DARPA granted a contract for Phases 2-4 of its Anti-Submarine Warfare Continuous Trail Unmanned Vessel program and expects operational prototype at-sea testing to begin in mid-2015.
The growing number of adversaries able to build and operate quiet diesel-electric submarines is a national security threat that affects U.S. and friendly naval operations around the world. To address this emerging threat, DARPA recently awarded a contract for Phases 2-4 of its Anti-Submarine Warfare (ASW) Continuous Trail Unmanned Vessel (ACTUV) program to Science Applications International Corporation, McLean, Va.
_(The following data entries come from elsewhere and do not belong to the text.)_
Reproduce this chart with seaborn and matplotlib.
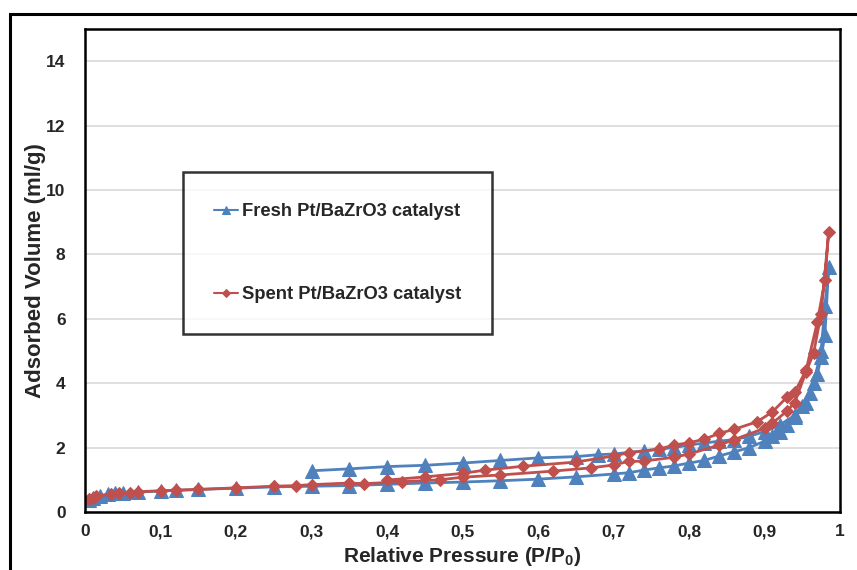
import matplotlib
matplotlib.use('Agg')
import matplotlib.pyplot as plt
from matplotlib.patches import Rectangle
from matplotlib.ticker import FuncFormatter
import seaborn as sns

# Fresh Pt/BaZrO3 catalyst: adsorption branch, then desorption branch
fresh_ads_p = [0.005, 0.01, 0.02, 0.03, 0.04, 0.05, 0.07, 0.1, 0.12, 0.15, 0.2, 0.25, 0.3, 0.35,
               0.4, 0.45, 0.5, 0.55, 0.6, 0.65, 0.7, 0.72, 0.74, 0.76, 0.78, 0.8, 0.82, 0.84,
               0.86, 0.88, 0.9, 0.91, 0.92, 0.93, 0.94, 0.95, 0.96, 0.97, 0.975, 0.98, 0.985]
fresh_ads_v = [0.38, 0.45, 0.5, 0.55, 0.58, 0.6, 0.62, 0.65, 0.67, 0.7, 0.74, 0.78, 0.8, 0.82,
               0.86, 0.9, 0.93, 0.97, 1.02, 1.09, 1.18, 1.22, 1.3, 1.37, 1.43, 1.52, 1.6, 1.74,
               1.87, 2.0, 2.2, 2.35, 2.5, 2.7, 2.95, 3.3, 3.7, 4.3, 4.8, 5.5, 7.6]
fresh_des_p = [0.98, 0.975, 0.965, 0.955, 0.94, 0.92, 0.9, 0.88, 0.86, 0.84, 0.82, 0.8, 0.78,
               0.76, 0.74, 0.7, 0.68, 0.65, 0.6, 0.55, 0.5, 0.45, 0.4, 0.35, 0.3]
fresh_des_v = [6.4, 5.0, 4.0, 3.4, 3.0, 2.7, 2.5, 2.35, 2.25, 2.2, 2.14, 2.08, 2.0,
               1.95, 1.9, 1.8, 1.78, 1.72, 1.68, 1.6, 1.52, 1.45, 1.41, 1.34, 1.28]

# Spent Pt/BaZrO3 catalyst
spent_ads_p = [0.005, 0.01, 0.015, 0.035, 0.045, 0.06, 0.07, 0.1, 0.12, 0.15, 0.2, 0.25, 0.28,
               0.3, 0.35, 0.37, 0.42, 0.47, 0.5, 0.55, 0.62, 0.67, 0.7, 0.72, 0.74, 0.78, 0.8,
               0.84, 0.86, 0.9, 0.91, 0.93, 0.94, 0.955, 0.965, 0.975, 0.985]
spent_ads_v = [0.4, 0.45, 0.5, 0.55, 0.58, 0.6, 0.63, 0.66, 0.68, 0.7, 0.75, 0.8, 0.82,
               0.85, 0.9, 0.88, 0.94, 1.0, 1.08, 1.15, 1.27, 1.37, 1.46, 1.57, 1.58, 1.7, 1.8,
               2.08, 2.25, 2.6, 2.75, 3.14, 3.4, 4.35, 4.93, 6.15, 8.7]
spent_des_p = [0.98, 0.97, 0.955, 0.94, 0.93, 0.91, 0.89, 0.86, 0.84, 0.82, 0.8, 0.78, 0.76,
               0.72, 0.7, 0.65, 0.58, 0.53, 0.5, 0.45, 0.4]
spent_des_v = [7.2, 5.9, 4.4, 3.72, 3.57, 3.1, 2.8, 2.57, 2.44, 2.26, 2.15, 2.08, 1.95,
               1.84, 1.74, 1.55, 1.42, 1.3, 1.2, 1.09, 0.99]

labels = ['Fresh Pt/BaZrO3 catalyst', 'Spent Pt/BaZrO3 catalyst']
colors = ['#4F81BD', '#C0504D']

sns.set_style('white')
plt.rcParams['font.family'] = ['Liberation Sans', 'DejaVu Sans']
plt.rcParams['mathtext.fontset'] = 'custom'
plt.rcParams['mathtext.bf'] = 'Liberation Sans:bold'
plt.rcParams['mathtext.rm'] = 'Liberation Sans:bold'

fig = plt.figure(figsize=(8.57, 5.70), dpi=100)
ax = fig.add_axes([85 / 857, 1 - 512 / 570, 755 / 857, 483 / 570])

sns.lineplot(x=fresh_ads_p + fresh_des_p, y=fresh_ads_v + fresh_des_v, sort=False, estimator=None,
             color=colors[0], marker='^', markersize=9.5, markeredgecolor=colors[0], linewidth=2,
             label=labels[0], ax=ax)
sns.lineplot(x=spent_ads_p + spent_des_p, y=spent_ads_v + spent_des_v, sort=False, estimator=None,
             color=colors[1], marker='D', markersize=6.5, markeredgecolor=colors[1], linewidth=2,
             label=labels[1], ax=ax)

ax.set_xlim(0, 1)
ax.set_ylim(0, 15)
ax.set_xticks([i / 10 for i in range(11)])
ax.set_yticks(range(0, 15, 2))
ax.xaxis.set_major_formatter(FuncFormatter(lambda v, _: f'{v:g}'.replace('.', ',')))
ax.yaxis.grid(True, color='#D9D9D9', linewidth=1.2)
ax.set_axisbelow(True)
ax.tick_params(axis='x', direction='in', length=4, color='#BFBFBF', labelsize=12.5, pad=9)
ax.tick_params(axis='y', length=0, labelsize=12.5, pad=14)
for lbl in ax.get_xticklabels() + ax.get_yticklabels():
    lbl.set_fontweight('bold')
for sp in ax.spines.values():
    sp.set_color('black')
    sp.set_linewidth(1.8)

ax.set_xlabel(r'Relative Pressure (P/P$_\mathbf{0}$)', fontsize=15, fontweight='bold', labelpad=4)
ax.set_ylabel('Adsorbed Volume (ml/g)', fontsize=16, fontweight='bold', labelpad=0)

leg = ax.legend(loc='upper left', bbox_to_anchor=(0.13, 0.704), borderaxespad=0,
                prop={'weight': 'bold', 'size': 13.2}, frameon=True, fancybox=False,
                edgecolor='black', labelspacing=3.6, borderpad=1.7, handlelength=1.3,
                handletextpad=0.2, markerscale=0.6)
leg.get_frame().set_linewidth(1.8)
for h in leg.get_lines():
    h.set_linewidth(1.5)

fig.patches.append(Rectangle((10 / 857, -0.2), 1.2, 1.2 - 14 / 570, transform=fig.transFigure,
                             fill=False, edgecolor='black', linewidth=2.2))

fig.savefig('out.png', dpi=100)
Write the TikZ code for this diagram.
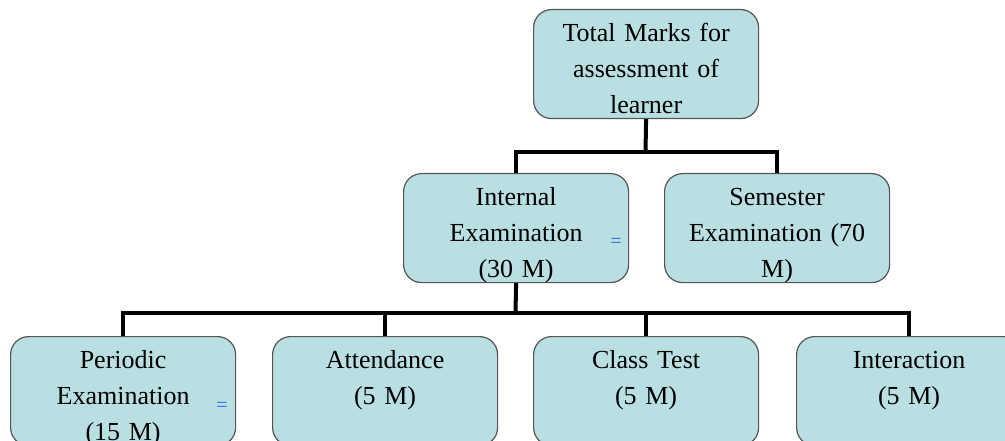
\documentclass[tikz,border=0pt]{standalone}
\usepackage{fontspec}
\setmainfont{Liberation Serif}
\usetikzlibrary{calc}
\definecolor{boxfill}{RGB}{185,223,227}
\definecolor{boxline}{RGB}{85,85,85}
\definecolor{markblue}{RGB}{50,100,230}
\newcommand\mybox[4]{%
  \node[box] (#1) at (#2,#3) {};
  \begin{scope}
    \clip[rounded corners=18pt] (#1.south west) rectangle (#1.north east);
    \node[boxtext] (#1-t) at ($(#1.north)+(0,7)$) {\strut #4};
  \end{scope}
}
\begin{document}
\begin{tikzpicture}[x=1pt,y=-1pt,
  box/.style={draw=boxline, line width=1.2pt, fill=boxfill, rounded corners=18pt,
    minimum width=225pt, minimum height=109pt, inner sep=0pt, anchor=north west},
  boxtext/.style={anchor=north, align=center, font=\fontsize{26}{36}\selectfont,
    inner sep=0pt, text width=220pt},
  wire/.style={line width=4pt, line join=miter},
  eqmark/.style={text=markblue, font=\fontsize{20}{20}\selectfont, inner sep=0pt}
]
\fill[white] (0,0) rectangle (1005,441);
\useasboundingbox (0,0) rectangle (1005,441);
\clip (0,0) rectangle (1005,441);

\mybox{top}{533}{9}{Total Marks for\\assessment of\\learner}
\mybox{int}{403}{173}{Internal\\Examination\\(30 M)}
\mybox{sem}{664}{173}{Semester\\Examination (70\\M)}
\mybox{per}{10}{336}{Periodic\\Examination\\(15 M)}
\mybox{att}{272}{336}{Attendance\\(5 M)}
\mybox{cls}{533}{336}{Class Test\\(5 M)}
\mybox{itr}{796}{336}{Interaction\\(5 M)}

\node[eqmark] (eq1) at (616,243) {=};
\node[eqmark] (eq2) at (222,407) {=};

\coordinate (j1) at (645.5,152);
\coordinate (j2) at (515.5,313);
\draw[wire] (top.south) -- (j1);
\draw[wire] (int.north) |- (j1) -| (sem.north);
\draw[wire] (int.south) -- (j2);
\draw[wire] (per.north) |- (j2) -| (itr.north);
\draw[wire] (att.north) -- (att.north |- j2);
\draw[wire] (cls.north) -- (cls.north |- j2);
\end{tikzpicture}
\end{document}
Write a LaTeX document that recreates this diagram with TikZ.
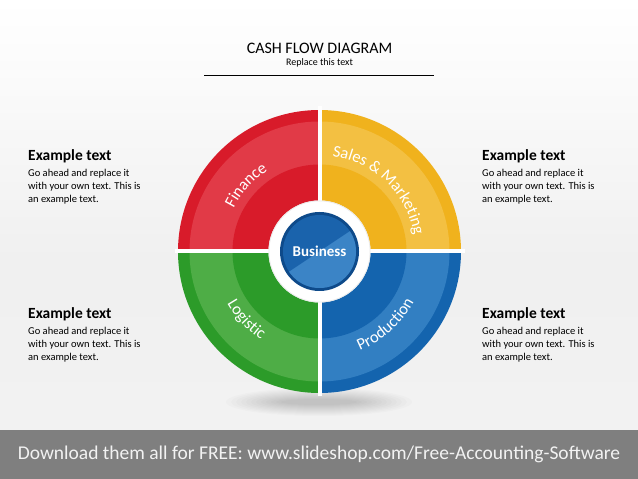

During Phases 2-4 the ACTUV program will attempt to design, construct and demonstrate an unmanned vessel that tracks quiet diesel-electric submarines for months at a time spanning thousands of kilometers of ocean with minimal human input.
“Key features and technology for the vessel include advanced software, robust autonomy for safe operations in accordance with maritime laws, and innovative sensors to continuously track the quietest of submarine targets,” said Scott Littlefield, DARPA program manager.
If successful, ACTUV would create a technological strategic advantage against the burgeoning quiet submarine threat and reduce manpower and other costs associated with current ASW trail operations.
“Our goal is to transition an operational game-changer to the Navy,” said Littlefield. “This should create an asymmetry to our advantage, negating a challenging submarine threat at one-tenth their cost of building subs. The program also establishes foundational technologies for future unmanned naval systems.”
During Phase 1 the program refined and validated the system concept, completing risk reduction testing associated with submarine tracking sensors and maritime autonomy. Operational prototype at-sea testing is expected in mid-2015.